I work with clients aged 18 and above and have worked with clients bringing in experiences of anxiety, depression, abuse, trauma, loss, and relationship issues. My training and process is grounded in the teachings of the Psychodynamic and Person-Centred paradigms. I adopt a relational and collaborative approach towards exploring whatever might be arising for you in the present moment in an empathic and non-judgemental manner. My research interests focus on trauma, including complex trauma, and abuse.

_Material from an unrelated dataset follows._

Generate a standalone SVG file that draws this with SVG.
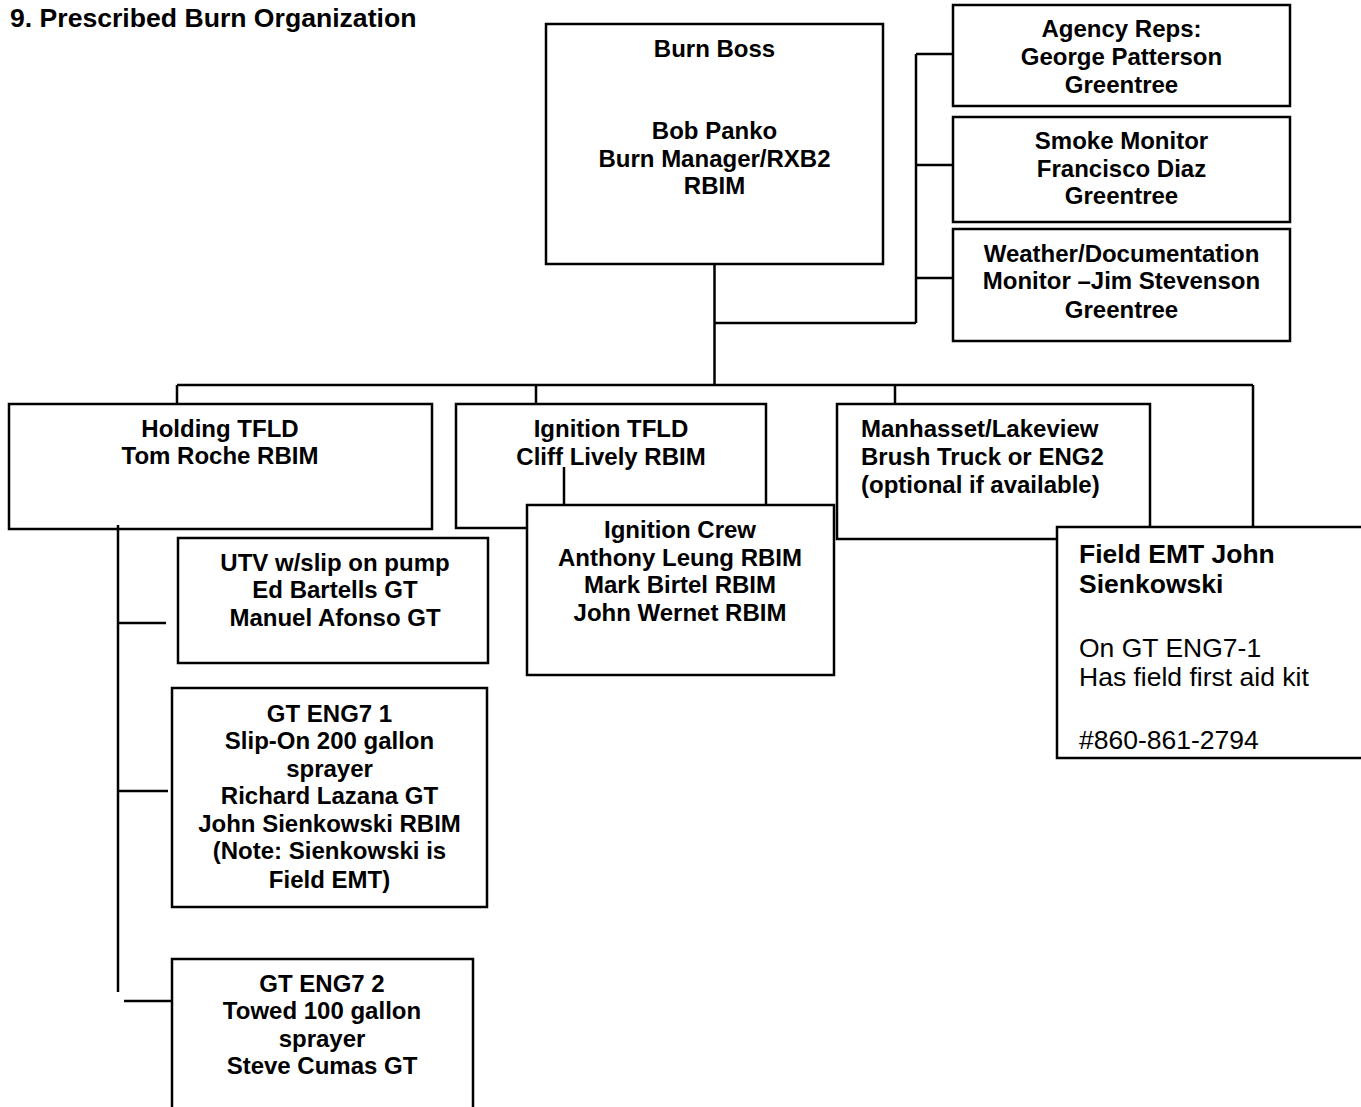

I’m currently enrolled in a year long training in Somatic Trauma Therapy and so I may integrate some techniques from this paradigm as well, especially when working with deeply traumatic experiences. Research has shown that talking about trauma doesn’t always help and can sometimes be re-traumatising. Somatic work helps us safely feel into and work through the shadows of the trauma we still carry in our body without necessarily going into the narrative. Staying with our present moment bodily sensations can often help us gain insight into and understand what might be happening inside/outside us and helps us let go of the hold our past may still have. It also helps us deepen our relationship with our body.

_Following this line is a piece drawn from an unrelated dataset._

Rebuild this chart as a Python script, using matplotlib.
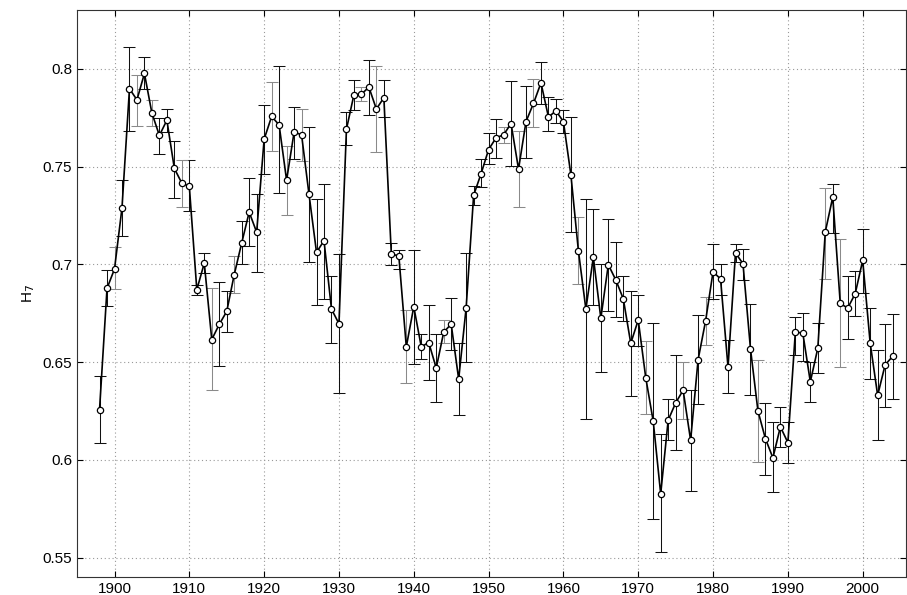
import numpy as np
import matplotlib
matplotlib.use('Agg')
import matplotlib.pyplot as plt
from matplotlib.ticker import FormatStrFormatter, MultipleLocator

plt.rcParams['font.family'] = ['Liberation Sans', 'DejaVu Sans']

years = np.arange(1898, 2005)

h7 = [0.6257, 0.6877, 0.6976, 0.7288, 0.7898, 0.7841, 0.7976, 0.7773, 0.7659, 0.7737,
      0.7490, 0.7415, 0.7399, 0.6870, 0.7006, 0.6615, 0.6693, 0.6759, 0.6947, 0.7109,
      0.7267, 0.7164, 0.7640, 0.7756, 0.7713, 0.7430, 0.7675, 0.7663, 0.7357, 0.7061,
      0.7121, 0.6771, 0.6696, 0.7691, 0.7867, 0.7870, 0.7906, 0.7794, 0.7852, 0.7051,
      0.7044, 0.6578, 0.6783, 0.6578, 0.6600, 0.6469, 0.6653, 0.6694, 0.6413, 0.6778,
      0.7353, 0.7464, 0.7587, 0.7647, 0.7662, 0.7720, 0.7487, 0.7730, 0.7823, 0.7928,
      0.7753, 0.7785, 0.7730, 0.7457, 0.7070, 0.6771, 0.7036, 0.6724, 0.6998, 0.6920,
      0.6824, 0.6596, 0.6715, 0.6421, 0.6198, 0.5826, 0.6203, 0.6291, 0.6356, 0.6100,
      0.6512, 0.6710, 0.6962, 0.6925, 0.6474, 0.7058, 0.7003, 0.6568, 0.6250, 0.6108,
      0.6010, 0.6169, 0.6088, 0.6655, 0.6647, 0.6399, 0.6571, 0.7166, 0.7344, 0.6800,
      0.6776, 0.6850, 0.7020, 0.6597, 0.6330, 0.6486, 0.6529]

upper = [0.6431, 0.6969, 0.7089, 0.7433, 0.8111, 0.7969, 0.8060, 0.7841, 0.7748, 0.7796,
         0.7633, 0.7532, 0.7531, 0.6895, 0.7060, 0.6877, 0.6909, 0.6865, 0.7043, 0.7224,
         0.7442, 0.7362, 0.7816, 0.7932, 0.8012, 0.7606, 0.7806, 0.7796, 0.7703, 0.7333,
         0.7413, 0.6938, 0.7055, 0.7778, 0.7942, 0.7906, 0.8046, 0.8014, 0.7945, 0.7107,
         0.7073, 0.6768, 0.7074, 0.6645, 0.6790, 0.6646, 0.6713, 0.6827, 0.6600, 0.7060,
         0.7399, 0.7538, 0.7672, 0.7741, 0.7700, 0.7940, 0.7683, 0.7913, 0.7950, 0.8036,
         0.7858, 0.7846, 0.7790, 0.7753, 0.7242, 0.7334, 0.7285, 0.7000, 0.7234, 0.7113,
         0.6939, 0.6862, 0.6843, 0.6609, 0.6701, 0.6130, 0.6310, 0.6534, 0.6498, 0.6357,
         0.6739, 0.6834, 0.7104, 0.7000, 0.6613, 0.7106, 0.7077, 0.6797, 0.6512, 0.6289,
         0.6191, 0.6268, 0.6193, 0.6728, 0.6752, 0.6502, 0.6698, 0.7390, 0.7411, 0.7128,
         0.6939, 0.6968, 0.7183, 0.6776, 0.6561, 0.6696, 0.6744]

lower = [0.6084, 0.6785, 0.6872, 0.7145, 0.7681, 0.7708, 0.7898, 0.7708, 0.7565, 0.7676,
         0.7341, 0.7295, 0.7273, 0.6843, 0.6954, 0.6355, 0.6479, 0.6652, 0.6855, 0.7000,
         0.7092, 0.6961, 0.7462, 0.7580, 0.7365, 0.7254, 0.7538, 0.7526, 0.7013, 0.6793,
         0.6824, 0.6597, 0.6340, 0.7608, 0.7790, 0.7833, 0.7766, 0.7572, 0.7751, 0.6997,
         0.6975, 0.6392, 0.6490, 0.6514, 0.6408, 0.6297, 0.6599, 0.6561, 0.6227, 0.6500,
         0.7305, 0.7393, 0.7512, 0.7546, 0.7619, 0.7503, 0.7292, 0.7546, 0.7700, 0.7818,
         0.7683, 0.7724, 0.7672, 0.7165, 0.6899, 0.6208, 0.6792, 0.6447, 0.6761, 0.6732,
         0.6712, 0.6328, 0.6584, 0.6234, 0.5696, 0.5527, 0.6100, 0.6048, 0.6208, 0.5841,
         0.6283, 0.6585, 0.6824, 0.6845, 0.6340, 0.7014, 0.6920, 0.6333, 0.5991, 0.5923,
         0.5834, 0.6068, 0.5985, 0.6536, 0.6508, 0.6297, 0.6444, 0.6923, 0.7160, 0.6474,
         0.6616, 0.6735, 0.6855, 0.6413, 0.6100, 0.6268, 0.6311]

# years whose error bars come out lighter in the original
gray_years = [1900, 1903, 1905, 1909, 1913, 1916, 1921, 1923, 1925, 1933, 1935, 1939,
              1944, 1952, 1954, 1956, 1962, 1971, 1976, 1979, 1986, 1995, 1997]

h7 = np.array(h7)
upper = np.array(upper)
lower = np.array(lower)
is_gray = np.isin(years, gray_years)

fig = plt.figure(figsize=(9.07, 5.95), dpi=100)
ax = fig.add_axes([0.085, 0.030, 0.914, 0.953])

for mask, col in [(~is_gray, '#111111'), (is_gray, '#8a8a8a')]:
    ax.errorbar(years[mask], h7[mask],
                yerr=[h7[mask] - lower[mask], upper[mask] - h7[mask]],
                fmt='none', ecolor=col, elinewidth=0.75, capsize=4, capthick=0.75, zorder=2)

ax.plot(years, h7, '-', color='black', lw=1.2, zorder=3)
ax.plot(years, h7, 'o', ms=4.5, mfc='white', mec='black', mew=0.9, zorder=4)

ax.set_xlim(1895, 2005.8)
ax.set_ylim(0.54, 0.83)
ax.xaxis.set_major_locator(MultipleLocator(10))
ax.yaxis.set_major_locator(MultipleLocator(0.05))
ax.yaxis.set_major_formatter(FormatStrFormatter('%g'))

ax.grid(True, linestyle=(0, (1, 2.5)), color='#999999', linewidth=0.8)
ax.tick_params(direction='in', top=True, right=True, labelsize=11, length=4)
for s in ax.spines.values():
    s.set_linewidth(0.8)
    s.set_color('#333333')

ax.set_ylabel('H$_7$', fontsize=11)

plt.savefig('out.png', dpi=100)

My approach in therapy is deeply relational, meaning that I work with the perspective that the therapeutic relationship itself can be reparative and transformative. The various relationships we find ourselves entangled in – whether it’s the one we have with ourselves, or with our parents, siblings, friends, work, our pets, God, partners and so on – form and re-form how we view and experience this world since birth. Slowly, but surely, our relationships make us who we are (consciously and unconsciously).
Sometimes they bring forth beautiful experiences of joy, love, peace, laughter, serenity into our life. At other times, the same relationships bring in the experience of loss, grief, sadness, betrayal, disappointment, pain. It is often the clash of the beautiful with the perhaps not so beautiful experiences that most of our stressors, anxieties, fears, panic and difficulties in life can arise from. So, what do we do then? And how do we live? How do we carry it in our bodies? How do we understand it all? Is understanding always important or can we sometimes just feel it in our bodies and allow it to pass through? Or do we just cut it all out (metaphorically) and pretend it doesn’t exist. And by “it”, I mean – the bad, the ugly, the dark, the painful, the anxieties, the shameful, the “not so beautiful” feelings and experiences.
These are some of the general themes and questions I’ve witnessed clients grapple with in one context or another. In the therapy room, all of “it” is welcome, all of you are welcome. We begin with where you are, in the here and now, and we follow closely with our minds and our bodies, where you find and take yourself in the process of therapy. I won’t have all the answers for you but I offer you a safe space, warmth and gentle curiosity in this journey.